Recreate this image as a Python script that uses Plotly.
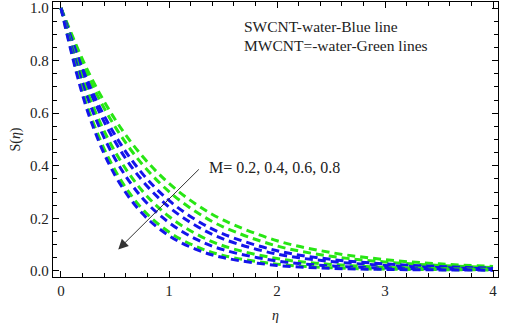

- - - -

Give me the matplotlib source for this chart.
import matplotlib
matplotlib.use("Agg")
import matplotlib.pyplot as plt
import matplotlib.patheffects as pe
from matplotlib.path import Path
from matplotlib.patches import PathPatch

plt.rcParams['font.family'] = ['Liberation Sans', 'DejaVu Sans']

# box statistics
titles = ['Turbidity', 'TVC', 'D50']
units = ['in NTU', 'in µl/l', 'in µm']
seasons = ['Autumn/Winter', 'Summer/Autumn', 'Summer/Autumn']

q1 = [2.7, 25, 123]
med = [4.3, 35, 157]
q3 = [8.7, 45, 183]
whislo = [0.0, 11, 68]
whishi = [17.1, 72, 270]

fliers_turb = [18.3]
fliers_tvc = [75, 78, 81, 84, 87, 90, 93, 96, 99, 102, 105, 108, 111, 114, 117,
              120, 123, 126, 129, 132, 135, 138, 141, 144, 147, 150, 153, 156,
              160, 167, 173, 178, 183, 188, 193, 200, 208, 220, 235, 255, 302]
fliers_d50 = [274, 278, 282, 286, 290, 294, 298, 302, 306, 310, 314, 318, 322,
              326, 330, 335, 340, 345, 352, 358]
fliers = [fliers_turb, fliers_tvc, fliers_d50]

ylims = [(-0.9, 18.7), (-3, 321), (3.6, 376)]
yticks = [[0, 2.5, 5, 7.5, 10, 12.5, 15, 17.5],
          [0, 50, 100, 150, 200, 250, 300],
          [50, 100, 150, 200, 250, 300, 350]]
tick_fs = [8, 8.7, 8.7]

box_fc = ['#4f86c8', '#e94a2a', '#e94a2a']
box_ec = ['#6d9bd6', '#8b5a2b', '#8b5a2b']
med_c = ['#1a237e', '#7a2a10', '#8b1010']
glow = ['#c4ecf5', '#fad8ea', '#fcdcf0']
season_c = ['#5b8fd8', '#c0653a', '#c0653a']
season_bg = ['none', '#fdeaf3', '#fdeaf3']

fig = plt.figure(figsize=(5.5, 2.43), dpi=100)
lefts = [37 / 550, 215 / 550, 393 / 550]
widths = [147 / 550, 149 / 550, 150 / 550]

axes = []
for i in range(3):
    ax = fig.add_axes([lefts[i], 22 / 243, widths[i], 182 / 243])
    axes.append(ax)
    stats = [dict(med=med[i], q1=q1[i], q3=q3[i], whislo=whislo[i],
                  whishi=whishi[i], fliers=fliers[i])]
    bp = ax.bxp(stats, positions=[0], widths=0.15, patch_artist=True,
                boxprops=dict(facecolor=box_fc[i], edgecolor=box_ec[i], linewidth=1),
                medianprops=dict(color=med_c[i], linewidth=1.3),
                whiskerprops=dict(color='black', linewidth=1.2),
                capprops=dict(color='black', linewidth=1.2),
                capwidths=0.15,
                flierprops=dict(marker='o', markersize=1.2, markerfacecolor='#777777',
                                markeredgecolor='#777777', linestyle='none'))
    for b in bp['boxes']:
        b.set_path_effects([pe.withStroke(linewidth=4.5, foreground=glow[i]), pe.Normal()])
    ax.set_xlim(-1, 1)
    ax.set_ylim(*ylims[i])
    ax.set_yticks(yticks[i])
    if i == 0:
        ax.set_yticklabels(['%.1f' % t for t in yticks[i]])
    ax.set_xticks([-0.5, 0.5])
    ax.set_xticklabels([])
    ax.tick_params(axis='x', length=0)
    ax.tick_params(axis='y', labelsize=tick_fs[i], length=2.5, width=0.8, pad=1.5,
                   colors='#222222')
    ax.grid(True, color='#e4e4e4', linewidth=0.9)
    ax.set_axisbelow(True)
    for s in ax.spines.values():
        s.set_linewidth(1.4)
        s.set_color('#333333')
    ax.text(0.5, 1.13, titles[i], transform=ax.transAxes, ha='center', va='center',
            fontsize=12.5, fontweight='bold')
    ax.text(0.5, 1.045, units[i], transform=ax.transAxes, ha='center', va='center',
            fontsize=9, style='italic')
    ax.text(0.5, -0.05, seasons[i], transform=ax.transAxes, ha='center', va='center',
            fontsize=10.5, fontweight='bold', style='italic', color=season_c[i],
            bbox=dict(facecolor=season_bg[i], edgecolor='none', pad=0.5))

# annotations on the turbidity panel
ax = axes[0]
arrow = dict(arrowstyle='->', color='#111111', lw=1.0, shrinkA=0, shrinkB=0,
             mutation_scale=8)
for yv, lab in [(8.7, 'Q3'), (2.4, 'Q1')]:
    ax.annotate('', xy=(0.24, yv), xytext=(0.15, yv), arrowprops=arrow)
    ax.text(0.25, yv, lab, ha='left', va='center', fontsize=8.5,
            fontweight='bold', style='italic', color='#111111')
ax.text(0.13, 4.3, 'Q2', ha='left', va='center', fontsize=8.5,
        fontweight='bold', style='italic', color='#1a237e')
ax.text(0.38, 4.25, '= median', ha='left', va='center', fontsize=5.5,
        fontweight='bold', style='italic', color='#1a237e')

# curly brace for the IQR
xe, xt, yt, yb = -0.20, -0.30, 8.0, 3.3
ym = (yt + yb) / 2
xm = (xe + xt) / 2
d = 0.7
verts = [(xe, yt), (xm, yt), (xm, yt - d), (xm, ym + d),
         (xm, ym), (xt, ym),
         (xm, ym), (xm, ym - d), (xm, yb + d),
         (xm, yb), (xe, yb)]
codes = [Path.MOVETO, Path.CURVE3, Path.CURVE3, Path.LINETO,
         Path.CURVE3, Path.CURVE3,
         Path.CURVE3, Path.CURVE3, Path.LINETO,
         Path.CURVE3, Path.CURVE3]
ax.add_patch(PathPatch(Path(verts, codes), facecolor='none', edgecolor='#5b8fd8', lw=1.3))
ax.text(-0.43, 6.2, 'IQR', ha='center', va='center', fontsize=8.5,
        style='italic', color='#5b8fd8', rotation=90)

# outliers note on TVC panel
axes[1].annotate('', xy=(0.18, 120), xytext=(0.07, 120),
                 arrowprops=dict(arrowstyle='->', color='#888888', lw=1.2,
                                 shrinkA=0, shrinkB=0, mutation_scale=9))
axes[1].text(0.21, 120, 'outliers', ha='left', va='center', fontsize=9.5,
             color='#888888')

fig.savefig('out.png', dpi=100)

- - - -

◆ **EXERCISE DESCRIPTION**
Repeat exactly the lines from the one containing "Give me the matplotlib source for this chart." to the one containing "widths = [147 / 550, 149 / 550, 150 / 550]", both lines included, and nothing else.

◆ **TASK RESULT**
Give me the matplotlib source for this chart.
import matplotlib
matplotlib.use("Agg")
import matplotlib.pyplot as plt
import matplotlib.patheffects as pe
from matplotlib.path import Path
from matplotlib.patches import PathPatch

plt.rcParams['font.family'] = ['Liberation Sans', 'DejaVu Sans']

# box statistics
titles = ['Turbidity', 'TVC', 'D50']
units = ['in NTU', 'in µl/l', 'in µm']
seasons = ['Autumn/Winter', 'Summer/Autumn', 'Summer/Autumn']

q1 = [2.7, 25, 123]
med = [4.3, 35, 157]
q3 = [8.7, 45, 183]
whislo = [0.0, 11, 68]
whishi = [17.1, 72, 270]

fliers_turb = [18.3]
fliers_tvc = [75, 78, 81, 84, 87, 90, 93, 96, 99, 102, 105, 108, 111, 114, 117,
              120, 123, 126, 129, 132, 135, 138, 141, 144, 147, 150, 153, 156,
              160, 167, 173, 178, 183, 188, 193, 200, 208, 220, 235, 255, 302]
fliers_d50 = [274, 278, 282, 286, 290, 294, 298, 302, 306, 310, 314, 318, 322,
              326, 330, 335, 340, 345, 352, 358]
fliers = [fliers_turb, fliers_tvc, fliers_d50]

ylims = [(-0.9, 18.7), (-3, 321), (3.6, 376)]
yticks = [[0, 2.5, 5, 7.5, 10, 12.5, 15, 17.5],
          [0, 50, 100, 150, 200, 250, 300],
          [50, 100, 150, 200, 250, 300, 350]]
tick_fs = [8, 8.7, 8.7]

box_fc = ['#4f86c8', '#e94a2a', '#e94a2a']
box_ec = ['#6d9bd6', '#8b5a2b', '#8b5a2b']
med_c = ['#1a237e', '#7a2a10', '#8b1010']
glow = ['#c4ecf5', '#fad8ea', '#fcdcf0']
season_c = ['#5b8fd8', '#c0653a', '#c0653a']
season_bg = ['none', '#fdeaf3', '#fdeaf3']

fig = plt.figure(figsize=(5.5, 2.43), dpi=100)
lefts = [37 / 550, 215 / 550, 393 / 550]
widths = [147 / 550, 149 / 550, 150 / 550]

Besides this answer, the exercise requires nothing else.